What region are you located? .....
I'm in Australia, the DNR322L and all the cameras have the latest firmware versions (as there are several cameras I won't list them all, but each is the latest I can find on either the Australian DLink site or the Australian mydlink site). The DNR has a matched pair of 3TB WD Red drives. Using disk space quickly is a function of the constant recording (i.e. the failure of motion detection based recording to work), there is no point in buying a hi-res camera and reducing the resolution to that of one half its price, and in any case I don't want days of footage of my hifi, I only want the bit where some tries to steal it!! Why a DCS6004 and a DCS5222 have a 1:10 bandwidth usage at the same settings is beyond me, but so is most of this system.

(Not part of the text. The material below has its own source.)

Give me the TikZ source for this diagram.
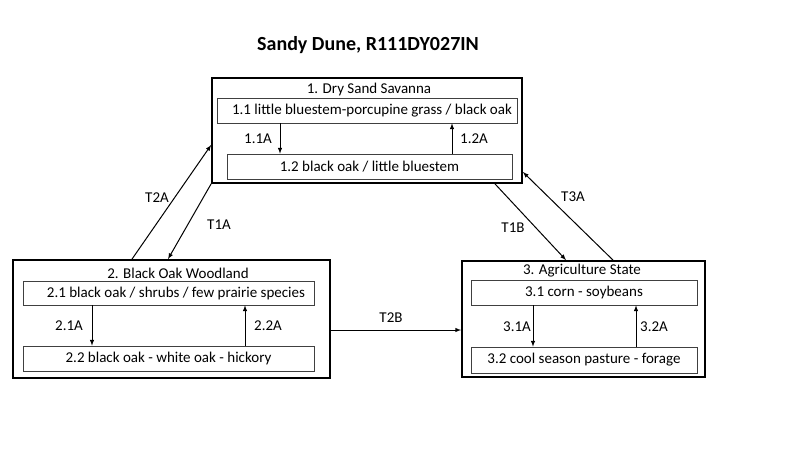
\documentclass[tikz,border=0pt]{standalone}
\usepackage{fontspec}
\setmainfont{Carlito}
\usetikzlibrary{arrows,positioning}

\begin{document}
\begin{tikzpicture}[x=1pt,y=-1pt,
    state/.style={draw,line width=1.8pt,minimum width=#1,inner sep=0pt},
    comm/.style={draw=black!75,line width=0.7pt,minimum height=25pt,inner sep=0pt,font=\fontsize{15}{17}\selectfont},
    lbl/.style={font=\fontsize{15}{17}\selectfont,inner sep=1pt},
    arr/.style={-latex,line width=1pt}]
  \useasboundingbox (0,0) rectangle (800,450);
  \node[font=\bfseries\fontsize{20}{23}\selectfont] (title) at (368,45) {Sandy Dune, R111DY027IN};
  % state 1
  \node[state=310pt,minimum height=105pt] (s1) at (367,130.5) {};
  \node[lbl] (s1t) at (369,89) {1. Dry Sand Savanna};
  \node[comm,minimum width=300pt] (b11) at (367,110.5) {\hspace*{10pt}1.1 little bluestem-porcupine grass / black oak};
  \node[comm,minimum width=285pt] (b12) at (369.5,166.5) {1.2 black oak / little bluestem};
  \draw[arr] (b11.south -| 280,0) -- (b12.north -| 280,0);
  \draw[arr] (b12.north -| 452,0) -- (b11.south -| 452,0);
  \node[lbl] (l11) at (258,139) {1.1A};
  \node[lbl] (l12) at (474,139) {1.2A};
  % state 2
  \node[state=317pt,minimum height=118pt] (s2) at (171.5,319) {};
  \node[lbl] (s2t) at (178,273) {2. Black Oak Woodland};
  \node[comm,minimum width=291pt,minimum height=24pt] (b21) at (168.5,293) {\hspace*{15pt}2.1 black oak / shrubs / few prairie species};
  \node[comm,minimum width=291pt] (b22) at (168.5,358.5) {2.2 black oak - white oak - hickory};
  \draw[arr] (b21.south -| 92,0) -- (b22.north -| 92,0);
  \draw[arr] (b22.north -| 245,0) -- (b21.south -| 245,0);
  \node[lbl] (l21) at (69,326) {2.1A};
  \node[lbl] (l22) at (268,326) {2.2A};
  % state 3
  \node[state=243pt,minimum height=116pt] (s3) at (583.5,319) {};
  \node[lbl] (s3t) at (582,271) {3. Agriculture State};
  \node[comm,minimum width=226pt] (b31) at (584,292.5) {3.1 corn - soybeans};
  \node[comm,minimum width=226pt,minimum height=26pt] (b32) at (584,360) {3.2 cool season pasture - forage};
  \draw[arr] (b31.south -| 533,0) -- (b32.north -| 533,0);
  \draw[arr] (b32.north -| 636,0) -- (b31.south -| 636,0);
  \node[lbl] (l31) at (517,327) {3.1A};
  \node[lbl] (l32) at (654,327) {3.2A};
  % transitions
  \draw[arr] (s2.north -| 132,0) -- (s1.west |- 0,145);
  \draw[arr] (s1.south west) -- (s2.north -| 168,0);
  \draw[arr] (s1.south -| 495,0) -- (s3.north -| 566,0);
  \draw[arr] (s3.north -| 613,0) -- (s1.east |- 0,172);
  \draw[arr] (s2.east |- 0,330) -- (s3.west |- 0,330);
  \node[lbl] (t2a) at (157,198) {T2A};
  \node[lbl] (t1a) at (219,225) {T1A};
  \node[lbl] (t1b) at (513,228) {T1B};
  \node[lbl] (t3a) at (573,197) {T3A};
  \node[lbl] (t2b) at (391,318) {T2B};
\end{tikzpicture}
\end{document}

On my machine (Windows 8.1 64bit, Java 32bit and 64bit, latest versions and patches etc.) IE11 "crashes" - actually it catches and halts a loop - with a C++ 2005 error. Why it is using C++ 2005 these days is also beyond me, from memory won't even install on Windows 8! The latest version of Firefox works to some extent but, for example, lists no cameras in the event setup screen. A virtual Windows 7/IE system gives fewer options on some of the DNR322 screens then Firefox does, and more on others. I have no idea what it might do from Safari on IOS, which was my original "away from home" management concept.
I purchased this system with the intention of using it for home security. My thought was that when I leave my home I could switch it all on such that any motion triggered the DNR to record video and then email that video to me. At present I can see no option anywhere to enable the system with a single keypress (as you would with any normal security system), and it seems I have to enable recording for each camera. Because the motion detection is so broken, any options relating to that function seems to be out of the question. I did manage to get the DCS5222 cameras to record "sporadically", indicating that the system might be trying to do something based on motion (although viewing of the bursts of recorded video seemed to have no motion in them), but after a few hours of sporadic recording they both went back to recording 100% of the time, with no config changes (so DNR still set to motion based recording). I can manually configure the DCS6004 to do motion detection and email me directly, but the DNR never records from it when set to motion detection. When the DNR is set to do motion detection, at this stage I have never seen any changes to any of the the camera's settings so I can only assume that it is doing the motion detection itself rather than using the cameras motion detection functions. Manually setting the motion detection parameters on any of the cameras makes no difference to what the DNR does.
D-Link help in Australia take about 9 days to answer a support ticket, and no matter how much information I give them they never provide any help, just ask for more information (usually trying to find another vendor to blame). With a 9 day turnaround in question/response, that's a waste of time.
At this point, given the hours I have already spent trying to get the DNR322 to work, my best option seems to be to remove the disks and throw it away! I have a QNAP NAS that works better - it uses the cameras motion detection to trigger recording via an FTP login, but it isn't compatible with some of the cameras and it provides other (non-security) functions so I'd rather not use it. But unless I can find a way of getting the DNR to do what it is advertised as doing, either the QNAP or the direct to myDLink options look better. myDLink seems to require UPnP to be configured on the router, which is a massive security hole that I'd rather avoid, but I'm sure I can find the ports that need to be open and get around it that way.
However at present the DNR is junk. What scares me most is that it has been on the market seemingly for several years, and yet D-Link seem to have made little attempt to make it work!
If you already have an external USB HDD, an alternative (less costly) product is the DNR-202L. The DNR-202L is not a HDD enclosure, but rather requires externally connected USB HDDs. Functionality is similar to the DNR-322L, but has its differences.
Anything that provides "the same functionality" as the DNR322, based on my experience can be considered to be a brick. A better bet is a QNAP NAP (one of the more powerful ones with a bigger CPU) and ensure the cameras are listed as compatible!
Having *****ed and moaned (oh, my preview says I can't say b-i-t-c-h, good job I'm not talking about dogs!), please understand that it is only out of utter frustration. I am perfectly willing to try any ideas to get this thing to work. My next approach will be a 100% reset of the DNR322 and one single camera, and start from scratch on a virtual "old" PC with Windows 7 32bit and an old version of IE. But really I shouldn't have to do this!!